A primeira vez que precisei tratar com um plano de saúde para autorizar um exame, não sabia fazer isso. Antes, tinha quem fizesse para mim. Quando precisei lavar meu carro, não tinha mais quem lavasse. A vida executiva nos cerca de uma estrutura que a gente perde quando decide empreender. Isso tem um impacto forte.

Outra coisa que foi difícil de reprogramar foi a questão da remuneração. Como executivo, todo dia 25 tinha salário na minha conta. Quando deixei de ter, isso trouxe uma necessidade de adequação.

Por mais que eu soubesse que não precisaria do dinheiro  no primeiro ou segundo mês, mudar o modelo mental do empregado que tem salário para o do empresário, que tem de olhar o resultado no médio e longo prazo, foi difícil para mim.

Olhando em retrospecto, você faria a mudança do jeito que fez?

Não tenho dúvidas de que tomei a decisão certa. Mas eu teria me preparado melhor para este momento. Como a mudança foi um tanto quanto abrupta, em função do fato de eu me sentir  infeliz, não me preparei para fazer o desligamento.

Hoje, penso que é possível, quando se está empregado, construir um caminho para deixar o emprego.

Como é este caminho?

É preciso ter clareza das perdas e ganhos envolvidos no processo. Você perde a estabilidade, a estrutura que a empresa dá, mas tem ganhos. Tenho muito mais controle sobre minha própria agenda, flexibilidade para escolher o que quero fazer enquanto negócio.

O segundo aspecto da preparação é começar a testar o mercado enquanto ainda se está empregado. Hoje existem metodologias usadas por start-ups para testar mercados e produtos.

E você pode pensar, “mas ele já trabalha oito horas por dia, vai ter de trabalhar nas horas vagas”? Sim, vai trabalhar. Isso é uma coisa que o empreendedor vai ter de se conscientizar, embora ele tenha mais flexibilidade, ele trabalha muito mais do que um empregado convencional.

Como quem quer empreender sabe se ter um negócio é mesmo uma boa opção para ele?

Existe um conjunto de perguntas a se fazer. Ser empreendedor não é para todo mundo.
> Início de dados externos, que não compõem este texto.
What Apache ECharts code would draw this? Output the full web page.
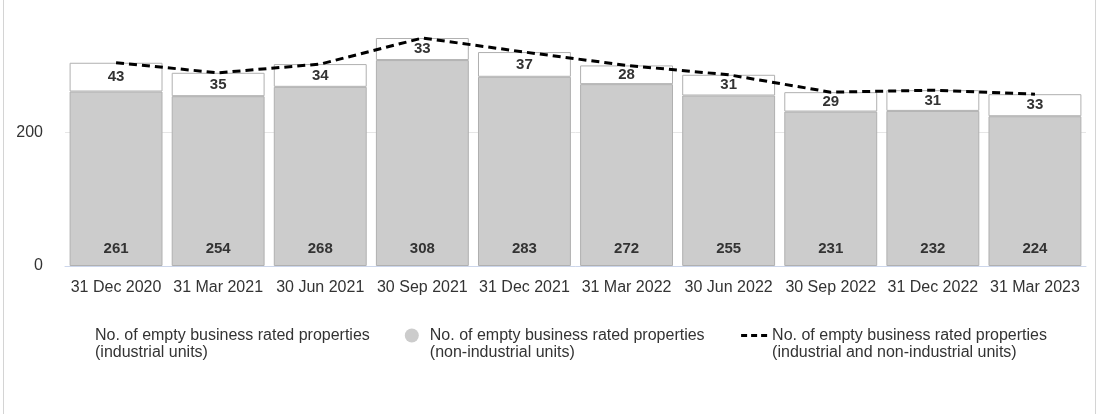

É preciso considerar qual o nível de risco a pessoa está disposta a se submeter? Empreender tem a ver com correr risco, não tem saída.

Outra análise é quanto a tolerância à instabilidade. O empregado, mesmo quando o cenário é instável, via de regra o salário está lá. Quando a pessoa empreende de fato, essa estabilidade deixa de existir por completo.

O terceiro ponto de análise chamo de tripé do emppreendedor de sucesso. A gente houve falar que se deve empreender fazendo algo que gosta. Isso é verdade, mas não basta. Além de trabalhar com algo que gosta, o empreendedor tem de ser muito bom naquilo que ele faz e é preciso que haja gente disposta a pagar por isso.

Você pode se achar um pintor maravilhoso, mas se ninguém gosta dos quadros que pinta nem está disposto a comprá-los, no máximo, você achou um hobby.

Como se preparar financeiramente para empreender?

Minha sugestão é que o indivíduo não largue o emprego dele sem uma estrutura financeira que o permita sobreviver, sem ter luxo, por pelo menos dois anos.

Tudo isso?

Se não tiver, isso [a necessidade de dinheiro] trará uma pressão ao empreendedor que será muito grande. Nos primeiros seis meses da empresa, esquece ter dinheiro, é momento de colocar o negócio no ar e ver como o mercado responde.

Com a empresa com entre 6 e 12 meses, o negócio faz algum dinheiro, mas ele deve ser reinvestido nela.

Sugiro esse tempo para que o empreendedor possa construir um negócio que efetivamente cresça, seja forte.